Of course, we have merely indicated the general method. It will be understood that the sequence of the colours in the printing, the special quality and strength to be given to each particular print, the effect to be produced by their superposition, and many other particulars, have all to be taken into account in planning the arrangement of the colours on the stones;—since a sequence in some respects different and an entirely different modification of colours, have to be employed for the works of most artists: and it happens that much of the colour on each of the earlier stones is covered by that of succeeding stones, and that thus only can the broken tints of the original be imitated. It is, in fact, only by watching the progress of a print through all its stages that any clear idea can be obtained of the beauty and accuracy of the whole process, of the prevision that must be exercised, and of the skill, care, and taste required at every step to carry it to a successful termination.

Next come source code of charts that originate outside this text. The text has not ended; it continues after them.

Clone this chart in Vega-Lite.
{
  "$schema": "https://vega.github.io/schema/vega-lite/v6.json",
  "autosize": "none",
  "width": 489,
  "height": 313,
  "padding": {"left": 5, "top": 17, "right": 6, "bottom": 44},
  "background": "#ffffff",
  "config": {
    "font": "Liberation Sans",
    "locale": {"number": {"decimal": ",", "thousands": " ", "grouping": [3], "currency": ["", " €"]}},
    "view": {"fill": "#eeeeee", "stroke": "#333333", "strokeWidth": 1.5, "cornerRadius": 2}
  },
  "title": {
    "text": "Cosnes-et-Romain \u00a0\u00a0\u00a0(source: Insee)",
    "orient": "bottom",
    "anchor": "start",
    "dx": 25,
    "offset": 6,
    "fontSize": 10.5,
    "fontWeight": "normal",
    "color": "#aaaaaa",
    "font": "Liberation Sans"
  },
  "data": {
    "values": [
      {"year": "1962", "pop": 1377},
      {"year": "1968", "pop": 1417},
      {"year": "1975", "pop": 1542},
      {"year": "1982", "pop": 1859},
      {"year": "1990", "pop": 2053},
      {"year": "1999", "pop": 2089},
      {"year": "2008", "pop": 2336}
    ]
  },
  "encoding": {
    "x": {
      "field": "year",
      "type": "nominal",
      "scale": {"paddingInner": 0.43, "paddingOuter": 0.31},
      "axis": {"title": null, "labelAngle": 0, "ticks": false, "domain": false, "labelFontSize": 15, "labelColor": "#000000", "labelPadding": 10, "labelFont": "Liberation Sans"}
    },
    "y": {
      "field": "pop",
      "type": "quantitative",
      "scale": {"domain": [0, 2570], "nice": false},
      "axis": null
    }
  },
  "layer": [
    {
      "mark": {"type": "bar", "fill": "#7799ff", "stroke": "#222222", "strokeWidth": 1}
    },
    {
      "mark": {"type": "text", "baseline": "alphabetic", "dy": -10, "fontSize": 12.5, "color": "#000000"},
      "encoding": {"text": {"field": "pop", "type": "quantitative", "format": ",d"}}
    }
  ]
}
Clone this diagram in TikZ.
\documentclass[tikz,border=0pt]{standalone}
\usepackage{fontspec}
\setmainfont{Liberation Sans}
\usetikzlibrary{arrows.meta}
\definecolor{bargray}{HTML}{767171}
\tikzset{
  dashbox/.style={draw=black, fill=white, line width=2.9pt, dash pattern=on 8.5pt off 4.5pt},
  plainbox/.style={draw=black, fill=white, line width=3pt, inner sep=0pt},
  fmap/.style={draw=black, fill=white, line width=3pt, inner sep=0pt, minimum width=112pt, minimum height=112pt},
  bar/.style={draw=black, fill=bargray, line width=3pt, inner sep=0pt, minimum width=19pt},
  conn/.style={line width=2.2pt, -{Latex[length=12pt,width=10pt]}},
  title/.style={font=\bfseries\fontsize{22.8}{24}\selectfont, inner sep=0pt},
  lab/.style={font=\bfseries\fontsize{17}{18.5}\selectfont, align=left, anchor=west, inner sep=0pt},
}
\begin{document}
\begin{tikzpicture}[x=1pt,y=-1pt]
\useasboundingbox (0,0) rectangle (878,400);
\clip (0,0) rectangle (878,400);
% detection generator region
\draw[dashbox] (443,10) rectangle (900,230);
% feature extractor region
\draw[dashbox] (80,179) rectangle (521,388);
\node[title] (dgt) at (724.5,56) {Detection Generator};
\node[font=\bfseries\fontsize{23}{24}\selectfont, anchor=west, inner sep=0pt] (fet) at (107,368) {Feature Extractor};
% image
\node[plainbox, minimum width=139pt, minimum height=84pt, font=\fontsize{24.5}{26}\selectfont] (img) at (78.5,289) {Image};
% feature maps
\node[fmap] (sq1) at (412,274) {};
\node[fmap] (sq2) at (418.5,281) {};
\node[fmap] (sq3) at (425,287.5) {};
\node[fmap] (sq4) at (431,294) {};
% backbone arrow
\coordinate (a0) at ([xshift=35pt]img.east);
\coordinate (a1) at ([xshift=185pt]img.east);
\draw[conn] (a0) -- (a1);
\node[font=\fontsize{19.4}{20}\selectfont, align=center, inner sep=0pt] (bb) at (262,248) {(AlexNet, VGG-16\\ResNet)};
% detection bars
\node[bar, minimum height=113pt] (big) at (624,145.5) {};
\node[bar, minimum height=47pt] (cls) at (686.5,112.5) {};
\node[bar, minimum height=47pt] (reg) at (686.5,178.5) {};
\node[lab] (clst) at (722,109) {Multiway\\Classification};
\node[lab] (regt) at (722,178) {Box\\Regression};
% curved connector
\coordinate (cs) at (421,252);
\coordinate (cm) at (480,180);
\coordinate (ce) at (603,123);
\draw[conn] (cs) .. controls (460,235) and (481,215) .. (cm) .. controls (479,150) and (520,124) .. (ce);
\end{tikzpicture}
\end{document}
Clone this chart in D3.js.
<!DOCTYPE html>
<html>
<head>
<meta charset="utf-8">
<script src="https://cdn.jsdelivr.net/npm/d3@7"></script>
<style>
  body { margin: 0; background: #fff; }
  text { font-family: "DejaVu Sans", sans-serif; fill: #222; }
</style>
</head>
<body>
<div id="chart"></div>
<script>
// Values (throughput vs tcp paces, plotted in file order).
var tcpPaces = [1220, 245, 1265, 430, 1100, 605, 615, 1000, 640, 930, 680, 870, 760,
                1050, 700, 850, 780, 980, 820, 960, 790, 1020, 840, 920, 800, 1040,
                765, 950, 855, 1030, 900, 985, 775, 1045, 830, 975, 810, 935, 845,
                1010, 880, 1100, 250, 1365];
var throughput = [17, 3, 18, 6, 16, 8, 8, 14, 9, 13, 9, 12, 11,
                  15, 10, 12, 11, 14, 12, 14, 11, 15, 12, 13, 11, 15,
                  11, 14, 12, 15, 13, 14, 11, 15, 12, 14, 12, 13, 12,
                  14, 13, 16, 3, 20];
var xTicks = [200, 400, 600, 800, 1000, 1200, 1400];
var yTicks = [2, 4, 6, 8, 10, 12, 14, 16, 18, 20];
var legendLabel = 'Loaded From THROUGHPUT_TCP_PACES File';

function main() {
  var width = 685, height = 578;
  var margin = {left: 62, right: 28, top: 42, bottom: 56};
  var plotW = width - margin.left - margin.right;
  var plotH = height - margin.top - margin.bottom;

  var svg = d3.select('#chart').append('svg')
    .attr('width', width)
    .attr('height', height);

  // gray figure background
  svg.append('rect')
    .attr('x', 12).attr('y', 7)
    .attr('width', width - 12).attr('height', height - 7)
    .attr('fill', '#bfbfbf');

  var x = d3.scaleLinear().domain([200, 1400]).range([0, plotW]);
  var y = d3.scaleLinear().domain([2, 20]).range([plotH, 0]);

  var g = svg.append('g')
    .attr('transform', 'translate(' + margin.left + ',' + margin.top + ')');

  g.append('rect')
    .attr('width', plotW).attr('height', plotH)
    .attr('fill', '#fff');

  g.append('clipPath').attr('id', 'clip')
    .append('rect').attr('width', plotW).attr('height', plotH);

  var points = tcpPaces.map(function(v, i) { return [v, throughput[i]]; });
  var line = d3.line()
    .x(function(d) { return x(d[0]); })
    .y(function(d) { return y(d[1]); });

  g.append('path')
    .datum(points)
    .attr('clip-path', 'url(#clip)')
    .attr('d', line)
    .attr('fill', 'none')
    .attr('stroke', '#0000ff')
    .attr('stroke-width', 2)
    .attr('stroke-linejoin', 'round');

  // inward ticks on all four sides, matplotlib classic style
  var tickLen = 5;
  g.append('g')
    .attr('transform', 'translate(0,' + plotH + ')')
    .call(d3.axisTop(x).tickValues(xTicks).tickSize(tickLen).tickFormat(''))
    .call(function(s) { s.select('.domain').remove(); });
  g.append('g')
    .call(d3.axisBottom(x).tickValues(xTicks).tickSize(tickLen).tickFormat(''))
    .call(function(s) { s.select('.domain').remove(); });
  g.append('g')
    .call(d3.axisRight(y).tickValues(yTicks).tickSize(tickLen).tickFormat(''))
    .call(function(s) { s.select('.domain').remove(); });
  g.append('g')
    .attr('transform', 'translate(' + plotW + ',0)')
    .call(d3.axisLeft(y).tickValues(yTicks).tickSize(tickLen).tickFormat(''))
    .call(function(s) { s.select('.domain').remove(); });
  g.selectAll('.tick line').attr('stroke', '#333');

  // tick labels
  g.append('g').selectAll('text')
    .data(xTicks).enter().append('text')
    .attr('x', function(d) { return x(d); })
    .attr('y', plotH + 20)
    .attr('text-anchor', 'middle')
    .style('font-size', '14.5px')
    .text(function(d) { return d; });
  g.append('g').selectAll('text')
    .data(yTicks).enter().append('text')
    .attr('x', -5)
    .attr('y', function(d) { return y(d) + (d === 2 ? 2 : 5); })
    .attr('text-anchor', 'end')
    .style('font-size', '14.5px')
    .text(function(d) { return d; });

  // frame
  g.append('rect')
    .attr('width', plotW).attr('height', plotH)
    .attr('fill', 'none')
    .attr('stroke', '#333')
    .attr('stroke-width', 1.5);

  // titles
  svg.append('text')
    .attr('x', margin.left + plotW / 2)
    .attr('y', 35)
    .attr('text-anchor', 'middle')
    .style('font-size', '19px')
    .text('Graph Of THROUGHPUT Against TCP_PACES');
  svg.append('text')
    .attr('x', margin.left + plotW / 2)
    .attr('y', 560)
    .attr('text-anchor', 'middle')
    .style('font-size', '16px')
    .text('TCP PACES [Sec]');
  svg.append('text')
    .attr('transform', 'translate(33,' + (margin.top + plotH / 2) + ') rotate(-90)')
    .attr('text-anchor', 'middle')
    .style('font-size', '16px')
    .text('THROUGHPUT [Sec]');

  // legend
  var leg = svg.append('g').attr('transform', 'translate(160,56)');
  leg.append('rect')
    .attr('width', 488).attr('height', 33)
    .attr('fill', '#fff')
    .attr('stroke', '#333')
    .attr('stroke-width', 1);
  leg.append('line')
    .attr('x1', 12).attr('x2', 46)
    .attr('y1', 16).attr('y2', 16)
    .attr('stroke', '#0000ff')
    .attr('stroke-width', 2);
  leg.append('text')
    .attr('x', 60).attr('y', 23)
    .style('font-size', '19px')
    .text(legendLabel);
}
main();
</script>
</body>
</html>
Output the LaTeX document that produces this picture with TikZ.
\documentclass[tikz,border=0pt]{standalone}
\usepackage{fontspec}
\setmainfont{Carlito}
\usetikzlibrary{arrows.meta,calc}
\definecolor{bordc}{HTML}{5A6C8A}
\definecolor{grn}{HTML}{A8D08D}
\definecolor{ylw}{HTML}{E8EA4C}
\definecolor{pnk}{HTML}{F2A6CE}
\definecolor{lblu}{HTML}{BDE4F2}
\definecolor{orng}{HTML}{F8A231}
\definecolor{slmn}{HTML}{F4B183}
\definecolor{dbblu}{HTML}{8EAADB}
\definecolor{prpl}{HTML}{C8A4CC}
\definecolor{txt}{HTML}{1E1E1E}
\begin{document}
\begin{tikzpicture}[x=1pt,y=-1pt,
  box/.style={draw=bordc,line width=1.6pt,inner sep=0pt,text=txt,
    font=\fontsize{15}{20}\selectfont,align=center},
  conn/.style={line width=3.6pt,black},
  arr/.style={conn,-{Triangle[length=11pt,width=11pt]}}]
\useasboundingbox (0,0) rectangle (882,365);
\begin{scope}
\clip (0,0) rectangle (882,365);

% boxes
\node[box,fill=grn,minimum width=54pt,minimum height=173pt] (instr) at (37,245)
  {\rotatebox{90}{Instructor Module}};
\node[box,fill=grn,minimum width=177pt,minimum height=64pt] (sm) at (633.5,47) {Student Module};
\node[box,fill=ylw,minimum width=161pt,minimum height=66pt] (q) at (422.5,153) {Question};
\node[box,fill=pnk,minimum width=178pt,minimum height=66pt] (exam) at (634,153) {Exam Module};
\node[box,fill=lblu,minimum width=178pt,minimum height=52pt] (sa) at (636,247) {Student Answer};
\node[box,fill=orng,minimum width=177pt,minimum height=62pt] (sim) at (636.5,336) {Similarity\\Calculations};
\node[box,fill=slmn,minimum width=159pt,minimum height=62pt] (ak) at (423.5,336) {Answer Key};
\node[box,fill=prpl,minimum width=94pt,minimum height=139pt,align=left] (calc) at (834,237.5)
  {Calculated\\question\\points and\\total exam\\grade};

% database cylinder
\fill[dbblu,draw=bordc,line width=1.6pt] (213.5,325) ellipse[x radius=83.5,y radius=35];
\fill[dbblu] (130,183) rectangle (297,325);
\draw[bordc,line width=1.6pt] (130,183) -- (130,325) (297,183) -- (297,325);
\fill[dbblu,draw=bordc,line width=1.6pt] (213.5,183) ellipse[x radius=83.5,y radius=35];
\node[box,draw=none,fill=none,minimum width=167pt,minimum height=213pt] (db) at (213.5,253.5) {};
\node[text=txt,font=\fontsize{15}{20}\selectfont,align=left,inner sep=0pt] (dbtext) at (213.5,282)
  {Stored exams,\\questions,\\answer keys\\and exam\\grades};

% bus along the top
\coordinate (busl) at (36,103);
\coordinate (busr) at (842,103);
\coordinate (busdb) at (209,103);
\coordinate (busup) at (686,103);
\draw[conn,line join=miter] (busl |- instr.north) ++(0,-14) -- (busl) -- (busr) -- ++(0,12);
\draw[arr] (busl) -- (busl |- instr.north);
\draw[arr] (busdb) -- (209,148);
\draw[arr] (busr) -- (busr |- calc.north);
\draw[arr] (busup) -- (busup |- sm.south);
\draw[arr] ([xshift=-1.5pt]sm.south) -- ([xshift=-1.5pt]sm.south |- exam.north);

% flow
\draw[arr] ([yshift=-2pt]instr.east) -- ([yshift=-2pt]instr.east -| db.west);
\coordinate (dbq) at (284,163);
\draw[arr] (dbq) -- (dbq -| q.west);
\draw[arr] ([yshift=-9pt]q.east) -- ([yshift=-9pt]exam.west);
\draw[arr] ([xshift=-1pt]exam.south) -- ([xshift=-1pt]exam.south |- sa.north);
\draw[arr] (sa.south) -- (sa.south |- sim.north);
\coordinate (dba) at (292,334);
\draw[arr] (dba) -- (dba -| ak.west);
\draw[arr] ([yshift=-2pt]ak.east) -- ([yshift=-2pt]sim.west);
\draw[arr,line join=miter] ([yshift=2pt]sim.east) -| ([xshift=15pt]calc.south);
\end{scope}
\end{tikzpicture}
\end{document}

For some of the more elaborate prints, from thirty to forty stones have been required to produce a finished print. And, in order to produce this print, it must be borne in mind that each sheet of paper has to be passed as many times through the press as there are stones, since each stone imprints upon it only its own particular section of the work. Of course, in proportion to the increase in the number of the stones does the difficulty increase of making the work upon each fall exactly upon its proper place in the general design; for, if any one were misplaced only the fiftieth of an inch, the drawing and colour of the whole would be disturbed. Hence it is found necessary to arrange the register, or adjustment of the stones, with the utmost care and precision, and to exercise the most careful supervision in the printing (which is generally a hand process), since the sheet of paper expands considerably in passing through the press, and has to be dried and re-damped before it can be passed through again. But practically this is all accomplished with seeming ease, and a large and most complex subject will be found, when the last stage has been reached, to bear the most minute scrutiny; and the result, even when the copy is placed alongside the original, with surprise and delight equally those who have followed the work through its several steps, and those who may only examine the completed work.